From the above settings we can see that we have created a custom analyzer whose name is "first-custom-analyzer." It uses 4 filters and one tokenizer for its operation.

Now let’s check the working of the filter and give a sample text to this analyzer. Since the "first-custom-analyzer" is not a global one we need to specify the index when we use the analyze API for testing.

Let our sample text be: “John & Smith went running. John runs faster than Smith, which is going to make him the winner”

curl -XGET "localhost:9200/testindex-11112/_analyze?analyzer=first-custom-analyzer&pretty=true" -d 'John & Smith, went for running. John runs faster than Smith,which is going to make him the winner'

Now looking at the response in the terminal, we can see the tokens generated.
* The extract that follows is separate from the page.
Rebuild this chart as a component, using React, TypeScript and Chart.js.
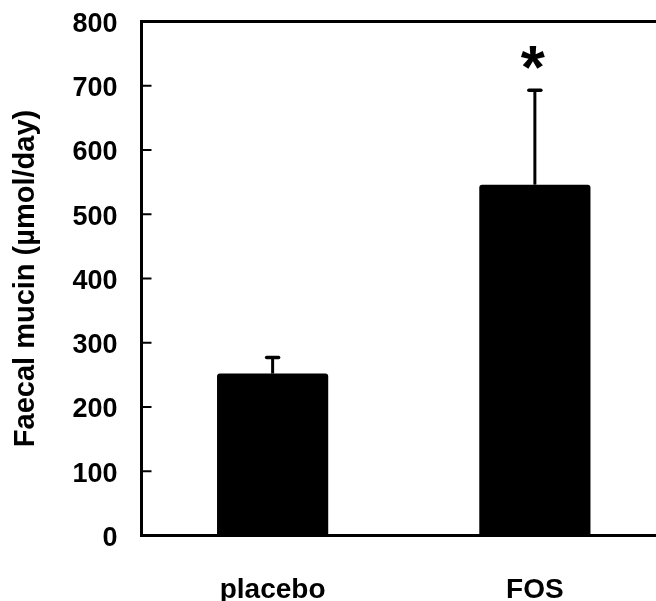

The following table shows the position number and token values taken from the response:

Blog2_Analyzers.png#asset:780

From the above token table we can see that

  1. & is replaced by “and” (position number 2 in the table)
  2. tokenization is done at whitespaces and at punctuations
  3. every token is lowercased
  4. the words “running” and “runs” is tokenized to its stem word “run” (position number 6 and 8)
  5. the words specified in the stopwords list are not found in the results. Here we have “is” and “the” in our input text position numbers 13 and 18. But in the generated token list in the response they are not found with their position numbers being ignored.

Conclusion

In this part of the “analyzer” series we have seen how to set-up and use custom analyzers. Also, we have become familiar with concepts like stemming and filters such as “snowball” and “stopwords”. In the next blog we will see a little more advanced analyzers like “edge-n-gram” and “phonetic” which empowers us to do much more interesting searches.